O peru veio do Peru? E em inglês (turkey) tem origem na Turquia? A solução deste imbróglio linguístico

A história do peru – a ave – e o nome que ela carrega em diferentes partes do mundo é uma mistura fascinante de erros de identidade, rotas comerciais e interpretações equivocadas. Apesar de associarmos o peru (ou turkey, em inglês) a países como o Peru ou a Turquia, a verdade é que esta ligação não tem qualquer fundamento.

O peru, domesticado há séculos pelos astecas no México e por tribos indígenas do sudoeste dos Estados Unidos, foi introduzido na Europa pelos conquistadores espanhóis. No entanto, a ave não tem qualquer relação com o Peru, país onde os incas dominavam a região e onde esta espécie não era encontrada.

A confusão do nome “peru” pode ter surgido porque os portugueses, ao se depararem com a ave trazida das Américas, assumiram incorretamente que ela era originária do Peru, nome já atribuído à região sob domínio espanhol. Este nome, por sua vez, deriva de Birú ou Virú, um chefe indígena do sul do Panamá, cuja designação foi expandida para abranger as terras conquistadas por Francisco Pizarro no século XVI.

Turkey: entre aves africanas e americanas
Já o nome “turkey”, usado em inglês para o peru, é fruto de duas confusões. Antes do contacto com a ave americana, os europeus conheciam uma espécie africana chamada galinha-d’Angola (guinea fowl). Esta ave era trazida para a Europa através de rotas comerciais controladas pelos otomanos, e os britânicos associaram-na à Turquia, referindo-se a ela como turkey cock e turkey hen.

Quando os colonos ingleses chegaram à América e encontraram o peru selvagem, notaram semelhanças com a galinha-d’Angola e assumiram, erroneamente, tratar-se da mesma espécie.
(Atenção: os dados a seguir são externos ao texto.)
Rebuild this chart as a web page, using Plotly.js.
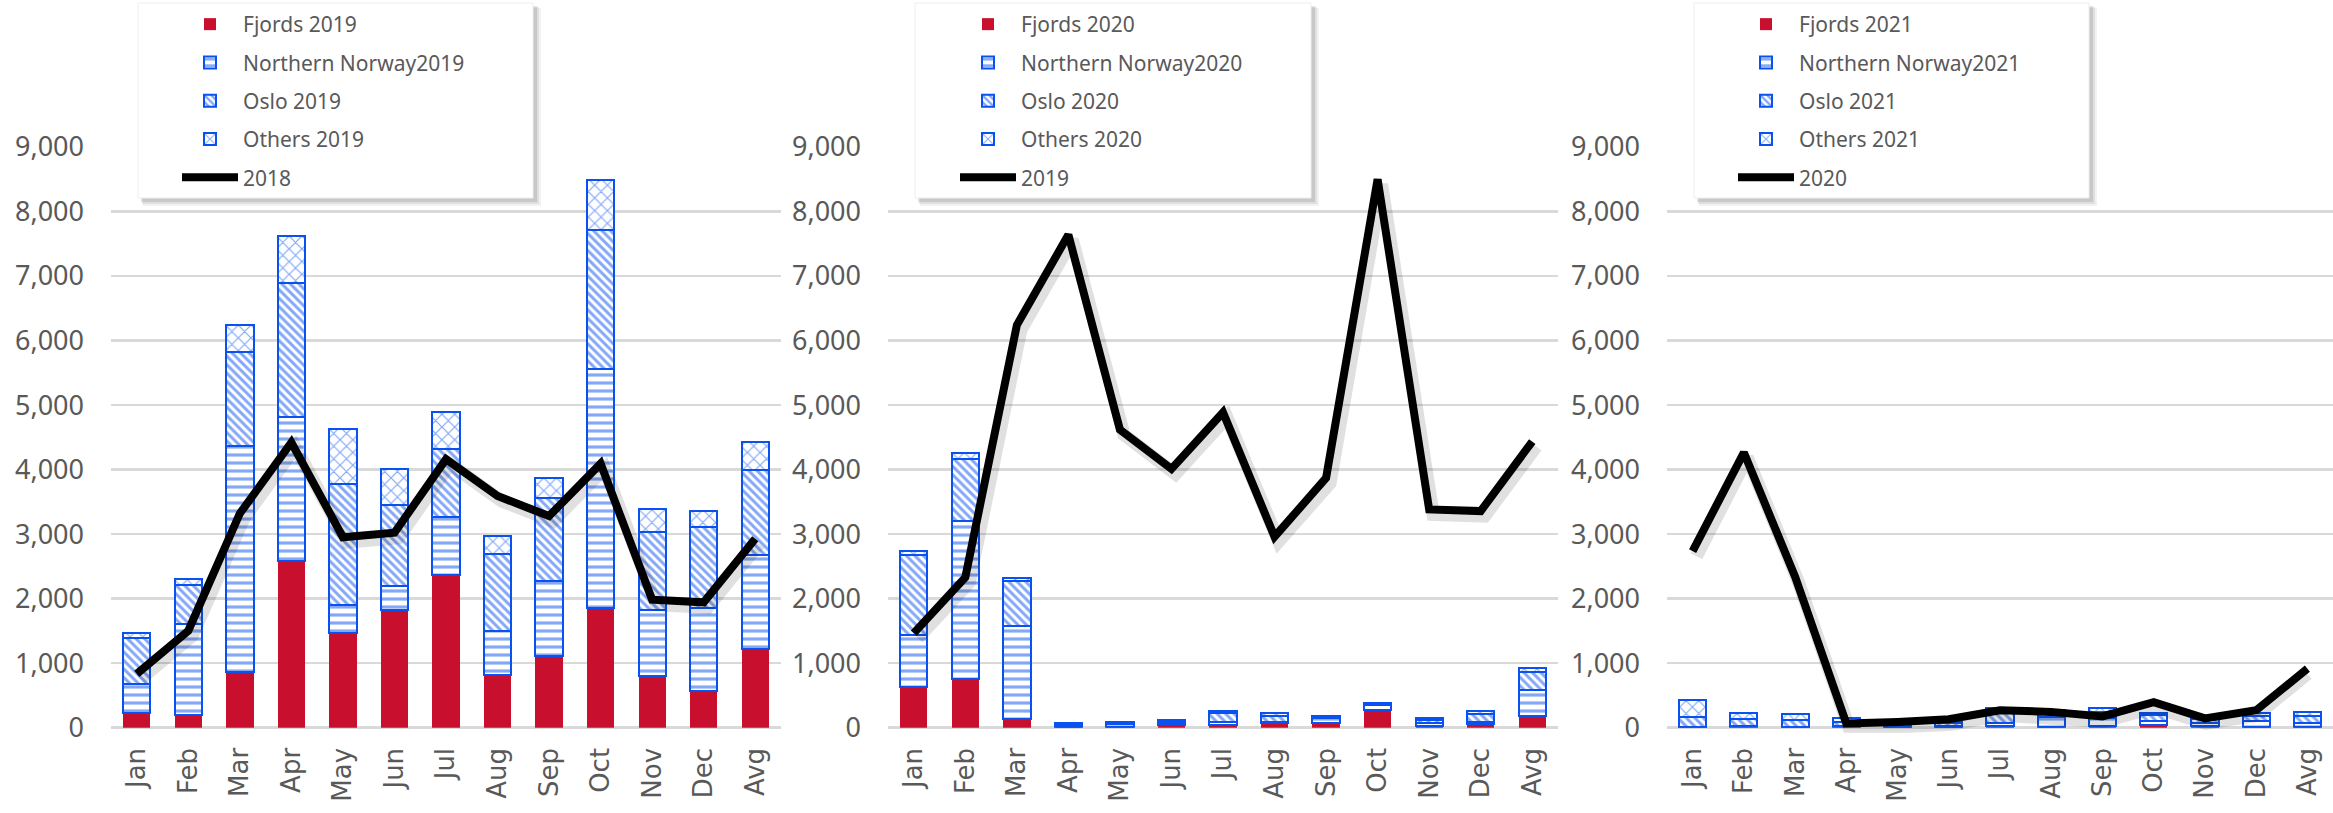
<!DOCTYPE html>
<html>
<head>
<meta charset="utf-8">
<script src="https://cdn.plot.ly/plotly-3.0.1.min.js"></script>
<style>html,body{margin:0;padding:0;background:#fff;}#chart{width:2333px;height:813px;}</style>
</head>
<body>
<div id="chart"></div>
<script>
const months = ['Jan','Feb','Mar','Apr','May','Jun','Jul','Aug','Sep','Oct','Nov','Dec','Avg'];

// Panel 1 (2019 bars, 2018 line)
const fjords2019 = [223,197,870,2580,1466,1819,2373,819,1104,1855,803,570,1223];
const nn2019     = [456,1414,3498,2228,430,373,896,673,1165,3706,1026,1285,1461];
const oslo2019   = [710,596,1452,2091,1886,1254,1047,1207,1285,2156,1207,1254,1311];
const others2019 = [77,104,420,724,845,559,570,270,322,764,347,248,440];
const line2018   = [834,1503,3320,4420,2953,3021,4161,3591,3280,4093,1984,1943,2927];

// Panel 2 (2020 bars, 2019 line)
const fjords2020 = [637,751,130,5,15,35,35,70,80,275,25,65,180];
const nn2020     = [803,2451,1440,40,45,45,60,20,70,70,50,25,405];
const oslo2020   = [1244,969,699,15,20,25,130,90,20,20,50,130,285];
const others2020 = [52,93,52,7,10,15,40,55,10,20,20,40,52];
const line2019   = [1466,2330,6240,7640,4620,4010,4886,2960,3870,8500,3383,3357,4435];

// Panel 3 (2021 bars, 2020 line)
const fjords2021 = [0,2,2,2,5,8,20,10,30,40,25,5,10];
const nn2021     = [10,20,15,30,15,20,60,150,120,60,50,100,60];
const oslo2021   = [150,110,100,60,20,40,180,60,100,90,60,80,110];
const others2021 = [270,90,90,60,15,25,50,60,60,40,35,50,60];
const line2020   = [2736,4264,2340,67,90,130,270,245,175,395,145,270,915];

const panels = [
  {year:'2019', prev:'2018', f:fjords2019, n:nn2019, o:oslo2019, t:others2019, l:line2018},
  {year:'2020', prev:'2019', f:fjords2020, n:nn2020, o:oslo2020, t:others2020, l:line2019},
  {year:'2021', prev:'2020', f:fjords2021, n:nn2021, o:oslo2021, t:others2021, l:line2020}
];

const W = 2333, H = 813;
const RED = '#C8102E', BLUE = '#0A52F0', GRAY = '#595959';
const plotPx = [[111,781],[888,1558],[1667,2336]];
const legendBox = [[138,533],[915,1311],[1694,2089]];
const legendTextX = [247,1025,1803];
const yDom = [(H-727.7)/H, (H-147)/H];
const shadowDx = 4, shadowDy = 5;

const data = [];
const layout = {
  width: W, height: H,
  margin: {l:0, r:0, t:0, b:0},
  paper_bgcolor: '#ffffff',
  plot_bgcolor: 'rgba(0,0,0,0)',
  barmode: 'stack',
  bargap: 0.47,
  showlegend: true,
  font: {family: 'Noto Sans', color: GRAY},
  shapes: []
};

panels.forEach((p, i) => {
  const k = i + 1;            // bar axes 1..3
  const ks = i + 4;           // shadow axes 4..6
  const kl = i + 7;           // line axes 7..9
  const xn = k === 1 ? 'x' : 'x' + k, yn = k === 1 ? 'y' : 'y' + k;
  const legName = k === 1 ? 'legend' : 'legend' + k;
  const dom = [plotPx[i][0] / W, Math.min(plotPx[i][1] / W, 1)];

  const barBase = {type: 'bar', x: months, xaxis: xn, yaxis: yn, legend: legName, hoverinfo: 'skip'};
  data.push(Object.assign({}, barBase, {
    name: 'Fjords ' + p.year, y: p.f, legendgroup: 'f' + k,
    marker: {color: RED, line: {color: RED, width: 0}}
  }));
  data.push(Object.assign({}, barBase, {
    name: 'Northern Norway' + p.year, y: p.n, legendgroup: 'n' + k,
    marker: {color: '#ffffff', line: {color: BLUE, width: 2},
      pattern: {shape: '-', fgcolor: BLUE, bgcolor: '#ffffff', size: 8, solidity: 0.4, fillmode: 'overlay'}}
  }));
  data.push(Object.assign({}, barBase, {
    name: 'Oslo ' + p.year, y: p.o, legendgroup: 'o' + k,
    marker: {color: '#ffffff', line: {color: BLUE, width: 2},
      pattern: {shape: '\\', fgcolor: BLUE, bgcolor: '#ffffff', size: 6, solidity: 0.5, fillmode: 'overlay'}}
  }));
  data.push(Object.assign({}, barBase, {
    name: 'Others ' + p.year, y: p.t, legendgroup: 't' + k,
    marker: {color: '#ffffff', line: {color: BLUE, width: 2},
      pattern: {shape: 'x', fgcolor: BLUE, bgcolor: '#ffffff', size: 9, solidity: 0.25, fillmode: 'overlay'}}
  }));
  // soft shadow of line
  data.push({
    type: 'scatter', mode: 'lines', x: months, y: p.l,
    xaxis: 'x' + ks, yaxis: 'y' + ks, showlegend: false, hoverinfo: 'skip',
    line: {color: 'rgba(0,0,0,0.12)', width: 13}
  });
  // line
  data.push({
    type: 'scatter', mode: 'lines', x: months, y: p.l, name: p.prev,
    xaxis: 'x' + kl, yaxis: 'y' + kl, legend: legName, legendgroup: 'l' + k,
    hoverinfo: 'skip',
    line: {color: '#000000', width: 8}
  });

  const axName = k === 1 ? '' : k;
  layout['xaxis' + axName] = {
    domain: dom, anchor: yn, type: 'category', range: [-0.5, 12.5],
    tickangle: -90, ticks: '', showgrid: false, showline: false, zeroline: false,
    ticklabelstandoff: 14,
    tickfont: {family: 'DejaVu Sans', size: 26, color: GRAY}
  };
  layout['yaxis' + axName] = {
    domain: yDom, anchor: xn, range: [0, 9000], dtick: 1000, tickformat: ',',
    ticks: '', showline: false, showgrid: true, gridcolor: '#d9d9d9', gridwidth: 2.5,
    zeroline: true, zerolinecolor: '#d9d9d9', zerolinewidth: 2.5,
    ticklabelstandoff: 26,
    tickfont: {family: 'Noto Sans', size: 27, color: GRAY}
  };
  // shadow axes (domain shifted a few pixels right and down)
  layout['xaxis' + ks] = {
    domain: [dom[0] + shadowDx / W, Math.min(dom[1] + shadowDx / W, 1)], anchor: 'y' + ks,
    type: 'category', range: [-0.5, 12.5], visible: false, showgrid: false, zeroline: false
  };
  layout['yaxis' + ks] = {
    domain: [yDom[0] - shadowDy / H, yDom[1] - shadowDy / H], anchor: 'x' + ks,
    range: [0, 9000], visible: false, showgrid: false, zeroline: false
  };
  // line axes (same frame as bars)
  layout['xaxis' + kl] = {
    domain: dom, anchor: 'y' + kl, type: 'category', range: [-0.5, 12.5],
    visible: false, showgrid: false, zeroline: false
  };
  layout['yaxis' + kl] = {
    domain: yDom, anchor: 'x' + kl, range: [0, 9000],
    visible: false, showgrid: false, zeroline: false
  };

  // legend
  layout[legName] = {
    x: (legendTextX[i] - 70) / W, y: 1 - 4 / H, xanchor: 'left', yanchor: 'top',
    bgcolor: 'rgba(0,0,0,0)', borderwidth: 0,
    font: {family: 'Noto Sans', size: 21, color: GRAY},
    itemwidth: 56, traceorder: 'grouped', tracegroupgap: 8,
    itemclick: false, itemdoubleclick: false
  };

  // legend box with soft shadow
  const bx0 = legendBox[i][0], bx1 = legendBox[i][1], by0 = 3, by1 = 198;
  const rect = (x0, x1, y0, y1, fill) => ({
    type: 'rect', xref: 'paper', yref: 'paper', layer: 'above',
    x0: x0 / W, x1: x1 / W, y0: 1 - y1 / H, y1: 1 - y0 / H,
    fillcolor: fill, line: {width: 0}
  });
  layout.shapes.push(rect(bx0 + 5, bx1 + 8, by0 + 5, by1 + 8, 'rgba(0,0,0,0.05)'));
  layout.shapes.push(rect(bx0 + 4, bx1 + 6, by0 + 4, by1 + 6, 'rgba(0,0,0,0.08)'));
  layout.shapes.push(rect(bx0 + 3, bx1 + 4, by0 + 3, by1 + 4, 'rgba(0,0,0,0.10)'));
  layout.shapes.push(rect(bx0, bx1, by0, by1, '#ffffff'));
  layout.shapes.push({
    type: 'rect', xref: 'paper', yref: 'paper', layer: 'above',
    x0: bx0 / W, x1: bx1 / W, y0: 1 - by1 / H, y1: 1 - by0 / H,
    fillcolor: 'rgba(0,0,0,0)', line: {width: 1, color: '#eeeeee'}
  });
});

Plotly.newPlot('chart', data, layout, {staticPlot: true, displayModeBar: false});
</script>
</body>
</html>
Assim, começaram a chamar ao peru o mesmo nome: turkey.

De acordo com Michael Adams, linguista e professor na Universidade de Indiana, este erro reflete um padrão humano: “Quando as pessoas veem algo desconhecido que se assemelha a algo familiar, tendem a usar o mesmo nome.”
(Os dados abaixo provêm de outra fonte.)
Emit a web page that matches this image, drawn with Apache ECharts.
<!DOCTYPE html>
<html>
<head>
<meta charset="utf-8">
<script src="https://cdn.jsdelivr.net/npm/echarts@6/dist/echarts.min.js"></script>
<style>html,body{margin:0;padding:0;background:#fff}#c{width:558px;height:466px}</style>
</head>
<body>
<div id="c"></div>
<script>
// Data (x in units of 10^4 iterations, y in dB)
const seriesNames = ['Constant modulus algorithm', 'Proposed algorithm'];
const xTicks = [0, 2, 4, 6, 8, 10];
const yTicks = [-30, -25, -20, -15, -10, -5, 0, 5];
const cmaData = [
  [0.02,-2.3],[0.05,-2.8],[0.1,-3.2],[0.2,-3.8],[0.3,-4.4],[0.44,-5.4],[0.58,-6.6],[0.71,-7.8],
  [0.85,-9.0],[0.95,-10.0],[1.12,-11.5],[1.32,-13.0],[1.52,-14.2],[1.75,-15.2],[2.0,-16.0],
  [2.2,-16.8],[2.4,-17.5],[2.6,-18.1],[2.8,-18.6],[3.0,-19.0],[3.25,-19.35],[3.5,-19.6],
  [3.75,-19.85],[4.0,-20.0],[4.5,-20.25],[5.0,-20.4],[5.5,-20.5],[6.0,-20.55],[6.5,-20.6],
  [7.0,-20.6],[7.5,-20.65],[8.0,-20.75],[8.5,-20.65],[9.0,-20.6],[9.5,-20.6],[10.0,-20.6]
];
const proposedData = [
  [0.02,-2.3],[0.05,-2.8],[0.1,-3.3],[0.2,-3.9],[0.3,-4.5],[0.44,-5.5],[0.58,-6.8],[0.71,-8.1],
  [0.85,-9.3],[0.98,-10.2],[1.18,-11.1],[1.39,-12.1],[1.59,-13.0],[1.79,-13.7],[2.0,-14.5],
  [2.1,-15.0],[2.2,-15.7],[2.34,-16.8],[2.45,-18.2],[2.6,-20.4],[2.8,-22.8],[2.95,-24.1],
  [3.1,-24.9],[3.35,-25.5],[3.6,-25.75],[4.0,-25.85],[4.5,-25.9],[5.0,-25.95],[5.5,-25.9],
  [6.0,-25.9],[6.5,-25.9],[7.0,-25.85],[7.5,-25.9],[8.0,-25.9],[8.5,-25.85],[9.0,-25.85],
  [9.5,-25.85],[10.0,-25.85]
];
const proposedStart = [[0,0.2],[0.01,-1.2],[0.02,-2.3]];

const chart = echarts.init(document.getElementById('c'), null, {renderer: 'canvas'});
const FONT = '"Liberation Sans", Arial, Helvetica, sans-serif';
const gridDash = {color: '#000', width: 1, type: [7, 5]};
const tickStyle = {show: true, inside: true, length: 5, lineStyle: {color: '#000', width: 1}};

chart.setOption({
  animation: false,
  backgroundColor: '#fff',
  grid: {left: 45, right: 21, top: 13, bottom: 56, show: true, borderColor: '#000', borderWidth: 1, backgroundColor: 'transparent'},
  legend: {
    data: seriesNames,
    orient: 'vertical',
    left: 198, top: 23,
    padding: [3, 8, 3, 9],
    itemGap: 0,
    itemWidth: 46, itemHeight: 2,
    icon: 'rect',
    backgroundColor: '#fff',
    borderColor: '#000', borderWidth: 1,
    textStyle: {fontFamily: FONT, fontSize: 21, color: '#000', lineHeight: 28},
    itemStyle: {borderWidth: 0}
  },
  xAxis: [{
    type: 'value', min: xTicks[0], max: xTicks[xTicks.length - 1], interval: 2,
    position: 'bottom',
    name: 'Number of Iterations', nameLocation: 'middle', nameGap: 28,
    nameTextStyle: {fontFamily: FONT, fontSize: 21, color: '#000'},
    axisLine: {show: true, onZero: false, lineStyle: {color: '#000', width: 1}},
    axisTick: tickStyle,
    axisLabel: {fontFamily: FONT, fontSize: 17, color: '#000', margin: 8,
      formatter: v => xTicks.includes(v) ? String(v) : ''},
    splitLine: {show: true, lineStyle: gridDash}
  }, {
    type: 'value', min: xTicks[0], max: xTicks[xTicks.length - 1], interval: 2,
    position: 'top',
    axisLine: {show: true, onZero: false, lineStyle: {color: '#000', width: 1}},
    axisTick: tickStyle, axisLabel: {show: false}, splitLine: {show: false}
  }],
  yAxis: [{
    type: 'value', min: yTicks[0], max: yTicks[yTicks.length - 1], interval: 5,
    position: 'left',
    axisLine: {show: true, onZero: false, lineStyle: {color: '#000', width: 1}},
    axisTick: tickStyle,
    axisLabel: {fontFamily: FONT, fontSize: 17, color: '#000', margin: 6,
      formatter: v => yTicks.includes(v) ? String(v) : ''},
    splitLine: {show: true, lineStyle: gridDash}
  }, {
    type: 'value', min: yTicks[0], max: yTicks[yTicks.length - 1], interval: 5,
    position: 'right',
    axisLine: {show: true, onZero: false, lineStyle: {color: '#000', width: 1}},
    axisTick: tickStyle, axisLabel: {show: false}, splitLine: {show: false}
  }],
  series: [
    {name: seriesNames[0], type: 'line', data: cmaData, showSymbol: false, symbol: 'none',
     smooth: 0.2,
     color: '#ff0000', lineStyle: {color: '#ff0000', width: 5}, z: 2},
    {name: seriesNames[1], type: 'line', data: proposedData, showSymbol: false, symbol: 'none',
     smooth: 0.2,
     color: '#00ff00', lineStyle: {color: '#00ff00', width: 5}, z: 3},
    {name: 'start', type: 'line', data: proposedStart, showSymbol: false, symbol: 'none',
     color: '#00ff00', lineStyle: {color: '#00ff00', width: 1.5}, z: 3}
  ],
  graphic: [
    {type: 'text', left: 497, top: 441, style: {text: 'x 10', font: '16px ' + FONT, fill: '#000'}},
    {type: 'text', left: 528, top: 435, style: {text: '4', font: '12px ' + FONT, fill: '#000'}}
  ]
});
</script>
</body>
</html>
Os nomes do peru pelo mundo
As confusões linguísticas não param por aí. Em várias línguas, o nome do peru faz referência a países ou regiões que nada têm a ver com a origem da ave. Em hebraico, turco, italiano e russo, o peru é associado à Índia. Holandeses, indonésios e lituanos chamam-lhe “pássaro de Calicute”, cidade na Índia. No Camboja e na Escócia, é conhecido como “frango francês”, enquanto na Malásia o apelidam de “frango holandês”. Nos países árabes, pode ser chamado de “romano”, “grego” ou “etíope”.

Já portugueses, brasileiros, croatas e havaianos optaram por chamá-lo de “peru”. Seja qual for o nome, todas estas associações estão erradas: o peru deveria ser chamado de “mexicano” ou “americano”, dado que é originário do centro e norte da América.

E a Turquia?
O nome “Turkey”, usado para designar a Turquia em inglês, não está relacionado com a ave. O termo deriva dos habitantes do território, os turcos, e já era usado na língua inglesa durante o período do inglês médio (1150–1500). Referências ao país podem ser encontradas em textos como The Canterbury Tales de Geoffrey Chaucer e em obras do século XV, como The Siege of Jerusalem.
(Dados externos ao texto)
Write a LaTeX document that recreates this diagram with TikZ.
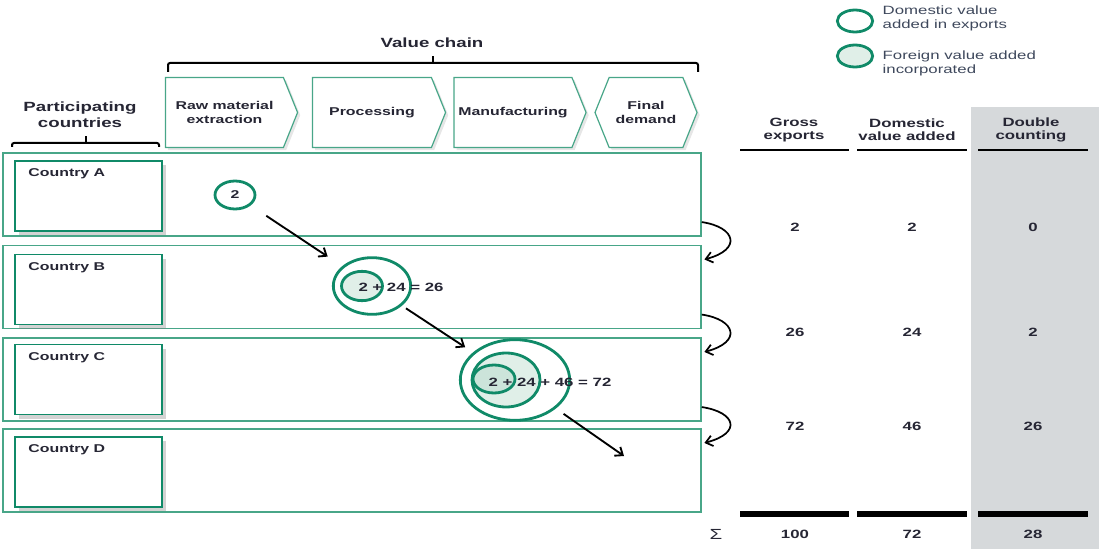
\documentclass[tikz,border=0pt]{standalone}
\usepackage{fontspec}
\setmainfont{Liberation Sans}[FakeStretch=1.4]
\usetikzlibrary{positioning,shapes.symbols,shapes.geometric,shadows,arrows.meta}

\definecolor{vcgreen}{RGB}{16,138,104}
\definecolor{rowgreen}{RGB}{72,166,136}
\definecolor{vafill}{RGB}{224,239,232}
\definecolor{vafilldark}{RGB}{204,228,218}
\definecolor{dcgrey}{RGB}{214,217,219}
\definecolor{ink}{RGB}{38,38,52}
\definecolor{keyink}{RGB}{62,72,92}

\begin{document}
\begin{tikzpicture}[x=0.75pt,y=-0.75pt,
	txt/.style={text=ink,font=\fontsize{8.5}{10}\selectfont\bfseries},
	hd/.style={txt,font=\fontsize{9}{9.75}\selectfont\bfseries,align=center},
	title/.style={txt,font=\fontsize{10}{12}\selectfont\bfseries,align=center},
	num/.style={txt,font=\fontsize{9}{10}\selectfont\bfseries},
	key/.style={text=keyink,font=\fontsize{9}{10.5}\selectfont,align=left,anchor=west},
	stage/.style={shape=signal,signal to=east,signal pointer angle=136,draw=rowgreen,
		line width=0.9pt,fill=white,minimum height=52.5pt,inner sep=1pt,align=center,txt,
		drop shadow={opacity=0.2,shadow xshift=2pt,shadow yshift=-2pt}},
	row/.style={draw=rowgreen,line width=1.1pt,minimum width=523.5pt,minimum height=62.25pt,inner sep=0pt},
	cbox/.style={draw=vcgreen,line width=1.1pt,fill=white,minimum width=110pt,minimum height=52.5pt,
		inner sep=0pt,drop shadow={opacity=0.35,shadow xshift=3pt,shadow yshift=-3pt}},
	ring/.style={ellipse,draw=vcgreen,line width=2.1pt,inner sep=0pt},
	flow/.style={-{Straight Barb[length=5pt,width=8pt]},line width=1.4pt,black},
	rule/.style={line width=2.2pt,black}]
	\useasboundingbox (0,0) rectangle (1099,549);

	% double counting column
	\fill[dcgrey] (971,107) rectangle (1099,549);

	% value chain stages
	\node[title] (vc) at (432,43) {Value chain};
	\draw[line width=1.5pt,rounded corners=1.5pt] (168,72) -- (168,63) -- (698,63) -- (698,72);
	\draw[line width=1.5pt] (433,63) -- (433,56);
	\node[stage,minimum width=99pt] (raw) at (224.5,112.5) {Raw material\\extraction};
	\node[stage,minimum width=99.75pt] (proc) at (372,112.5) {Processing};
	\node[stage,minimum width=99pt] (manu) at (513,112.5) {Manufacturing};
	\node[stage,signal to=west and east,minimum width=76.5pt] (final) at (646,112.5) {Final\\demand};

	% countries
	\node[title] (pc) at (80,115) {Participating\\countries};
	\draw[line width=1.5pt,rounded corners=1.5pt] (12,147) -- (12,143) -- (159,143) -- (159,147);
	\draw[line width=1.5pt] (86,143) -- (86,136);
	\foreach \c/\y/\by in {A/194.5/196,B/287/289.5,C/379.5/379.5,D/470.5/472} {
		\node[row] (row\c) at (352,\y) {};
		\node[cbox] (box\c) at (88.5,\by) {};
		\node[txt,below right=3pt and 7pt of box\c.north west] (lab\c) {Country \c};
	}

	% value added
	\node[ring,fill=white,minimum width=30pt,minimum height=21pt,txt] (circA) at (235,195) {2};
	\node[ring,minimum width=58pt,minimum height=42.5pt] (circBo) at (372,286) {};
	\node[ring,fill=vafill,minimum width=30.75pt,minimum height=22pt] (circBi) at (362,286) {};
	\node[num] (sumB) at (401,287) {2 + 24 = 26};
	\node[ring,minimum width=82pt,minimum height=60.5pt] (circCo) at (515,380) {};
	\node[ring,fill=vafill,minimum width=51pt,minimum height=40.5pt] (circCm) at (506,380) {};
	\node[ring,fill=vafilldark,minimum width=31.5pt,minimum height=21pt] (circCi) at (494,379) {};
	\node[num] (sumC) at (550,382) {2 + 24 + 46 = 72};
	\coordinate (dEnd) at (624,456);

	\draw[flow,shorten <=14pt,shorten >=13pt] (circA) -- (circBo);
	\draw[flow,shorten <=3.6pt,shorten >=7pt] (circBo) -- (circCo);
	\draw[flow,shorten <=7pt] (circCo) -- (dEnd);
	\foreach \u/\v in {A/B,B/C,C/D}
		\draw[flow,line width=1.3pt] ([yshift=11pt]row\u.south east) .. controls +(34,5) and +(38,-10) .. ([xshift=2pt,yshift=-11pt]row\v.north east);

	% legend
	\node[ring,minimum width=26.5pt,minimum height=16.5pt] (keyDom) at (855,21) {};
	\node[ring,fill=vafill,minimum width=26.5pt,minimum height=16.5pt] (keyFor) at (855,56) {};
	\node[key] (keyDomTxt) at (878,18) {Domestic value\\added in exports};
	\node[key] (keyForTxt) at (878,63.5) {Foreign value added\\incorporated};

	% table
	\node[hd] (hGross) at (794,130) {Gross\\exports};
	\node[hd] (hDom) at (907,130) {Domestic\\value added};
	\node[hd] (hDbl) at (1031,130) {Double\\counting};
	\foreach \a/\b in {740/849,857/967,978/1088} {
		\draw[rule] (\a,150) -- (\b,150);
		\draw[rule,line width=4pt] (\a,514) -- (\b,514);
	}
	\foreach \y/\g/\d/\k in {227/2/2/0,332/26/24/2,426/72/46/26,534/100/72/28} {
		\node[num] (gross\y) at (795,\y) {\g};
		\node[num] (dom\y) at (912,\y) {\d};
		\node[num] (dbl\y) at (1033,\y) {\k};
	}
	\node[num,font=\fontsize{11}{12}\selectfont] (sigma) at (716,534) {Σ};
\end{tikzpicture}
\end{document}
Com o passar do tempo, a confusão foi esclarecida: o peru americano e a galinha-d’Angola africana não são da mesma espécie. No entanto, os nomes atribuídos à ave permaneceram. Enquanto o termo “turkey” deixou de ser usado para a galinha-d’Angola, o peru manteve esse nome em inglês e noutros idiomas.

No fundo, como explica Michael Adams ao jornal DB, esta confusão linguística é um lembrete de que os nomes que damos às coisas nem sempre têm uma base científica: “As palavras que usamos não estão necessariamente ligadas de forma lógica às coisas que descrevem.”

Seja como peru ou turkey, a ave tornou-se um símbolo de tradições como o Dia de Ação de Graças nos Estados Unidos e de muitas outras celebrações ao redor do mundo, mantendo vivo um curioso legado de erros históricos e culturais.